Bulletproof Whiteboards Could Be Lifesavers in Schools

08-Mar-2018

Clifton Steel and their sub-company, Safe Place Solutions, have been featured in Cleveland Jewish News for our bulletproof whiteboards. 

Bulletproof whiteboards could be lifesavers in schools

Bulletproof whiteboard

Safe Place Solutions president Herbert Neides displays a Wonderboard, a bulletproof, movable whiteboard he hopes can help protect people in the event of school or workplace shootings.

Submitted photo

Following the Feb. 14 deaths of 17 students and staff at Marjory Stoneman Douglas High School in Parkland, Fla., Maple Heights businessman Herbert Neides believes his Wonderboard could provide some protection – or even save lives – in the event of another school shooting.

Neides, a Gates Mills resident, is president of both Clifton Steel and Safe Place Solutions. The latter produces the Wonderboard, a bulletproof whiteboard that can roll in front of a door and lock in place. That functionality could provide students attempting to hide or escape an attack valuable time to do so, Neides said.

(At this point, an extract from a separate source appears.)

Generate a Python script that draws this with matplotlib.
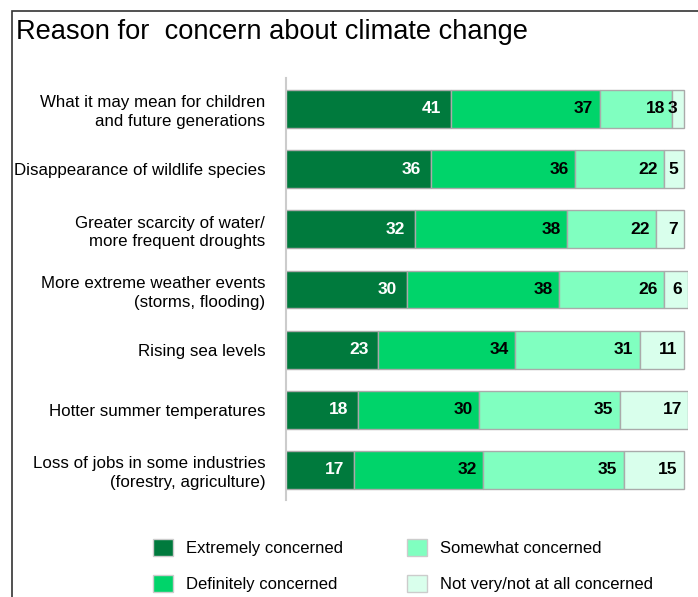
import matplotlib.pyplot as plt
from matplotlib.patches import Rectangle, Patch

categories = ['What it may mean for children\nand future generations',
              'Disappearance of wildlife species',
              'Greater scarcity of water/\nmore frequent droughts',
              'More extreme weather events\n(storms, flooding)',
              'Rising sea levels',
              'Hotter summer temperatures',
              'Loss of jobs in some industries\n(forestry, agriculture)']
extremely = [41, 36, 32, 30, 23, 18, 17]
definitely = [37, 36, 38, 38, 34, 30, 32]
somewhat = [18, 22, 22, 26, 31, 35, 35]
not_very = [3, 5, 7, 6, 11, 17, 15]

series = [('Extremely concerned', extremely, '#007A3D', 'white'),
          ('Definitely concerned', definitely, '#00D46A', 'black'),
          ('Somewhat concerned', somewhat, '#80FFC0', 'black'),
          ('Not very/not at all concerned', not_very, '#D9FFEC', 'black')]

plt.rcParams['font.family'] = ['Liberation Sans', 'DejaVu Sans']

fig = plt.figure(figsize=(6.98, 5.97), dpi=100)
ax = fig.add_axes([286 / 698, 1 - 500 / 597, 402 / 698, 422 / 597])

ypos = list(range(len(categories)))
left = [0] * len(categories)
for name, vals, color, tcolor in series:
    ax.barh(ypos, vals, left=left, height=0.63, color=color,
            edgecolor='#AAAAAA', linewidth=1, label=name)
    # white labels sit a bit further from the segment end
    off = -7 if tcolor == 'white' else -4.5
    for y, l, v in zip(ypos, left, vals):
        ax.annotate(str(v), (l + v, y), xytext=(off, 0), textcoords='offset points',
                    ha='right', va='center', color=tcolor, fontsize=12.5,
                    fontweight='bold')
    left = [a + b for a, b in zip(left, vals)]

ax.set_xlim(0, 100)
ax.set_ylim(6.5, -0.515)
ax.set_yticks(ypos)
ax.set_yticklabels(categories, fontsize=12.2, ha='right', linespacing=1.3)
ax.tick_params(axis='y', length=0, pad=15)
ax.set_xticks([])
for s in ['top', 'right', 'bottom']:
    ax.spines[s].set_visible(False)
ax.spines['left'].set_color('#CCCCCC')
ax.spines['left'].set_linewidth(1.5)

fig.text(16 / 698, 1 - 32 / 597, 'Reason for  concern about climate change',
         fontsize=19.6, va='center', ha='left')

# outer border
fig.patches.append(Rectangle((12 / 698, -0.1), 1.0, 1 - 11 / 597 + 0.1,
                             transform=fig.transFigure, fill=False,
                             edgecolor='#333333', linewidth=1.2))

handles = [Patch(facecolor=c, edgecolor='#CCCCCC', label=n) for n, _, c, _ in series]
fig.legend(handles=handles, ncol=2, loc='upper left',
           bbox_to_anchor=(138 / 698, 1 - 524 / 597), frameon=False,
           fontsize=12, handlelength=1.2, handleheight=1.2,
           handletextpad=0.8, columnspacing=3.8, labelspacing=1.1)

fig.savefig('out.png', dpi=100)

The Wonderboard is available in various sizes, the most common costing $1,500 and weighing about 460 pounds. Clifton Steel designed the Wonderboard in 2017, and Safe Place Solutions was created shortly thereafter to showcase its suite of products.

Now, the company is developing a program to donate Wonderboards to area schools, said Neides, adding that in the meantime, Safe Place Solutions would deliver any Wonderboard someone purchases and donates to a school.

“There’s millions and millions of guns (in the United States), but no one is talking about armor,” said Neides, a Gates Mills resident who attends Suburban Temple-Kol Ami in Beachwood. “(At Clifton Steel), we’re in the military ballistics armor business. Traditionally, we’ve made armor products for all kinds of applications. Now, we’ve developed a product line for armor in public spaces.”

In Parkland, 17 people were killed when a former student opened fire with an AR-15 semi-automatic rifle on students and teachers exiting the building. While Neides won’t claim the Wonderboard could have prevented such a tragedy, he said it would offer protection from bullets like those used in the Parkland shooting.

His main challenge has been spreading the word about this type of product to places like schools and banks, he said.

“We want people to know this type of protection exists,” Neides said. “No one knows how to approach a market with it; something that hasn’t been brought before.”

He said the Wonderboard is an easier solution than simply making the doors of school classrooms bulletproof. While it’s possible to make the armor into a door, there are regulatory issues and building codes that can make that costly and difficult for schools, not to mention challenges with the locking mechanism and the sheer weight of the armor.

“(The Wonderboard) doesn’t require building permits, it doesn’t require construction,” he said.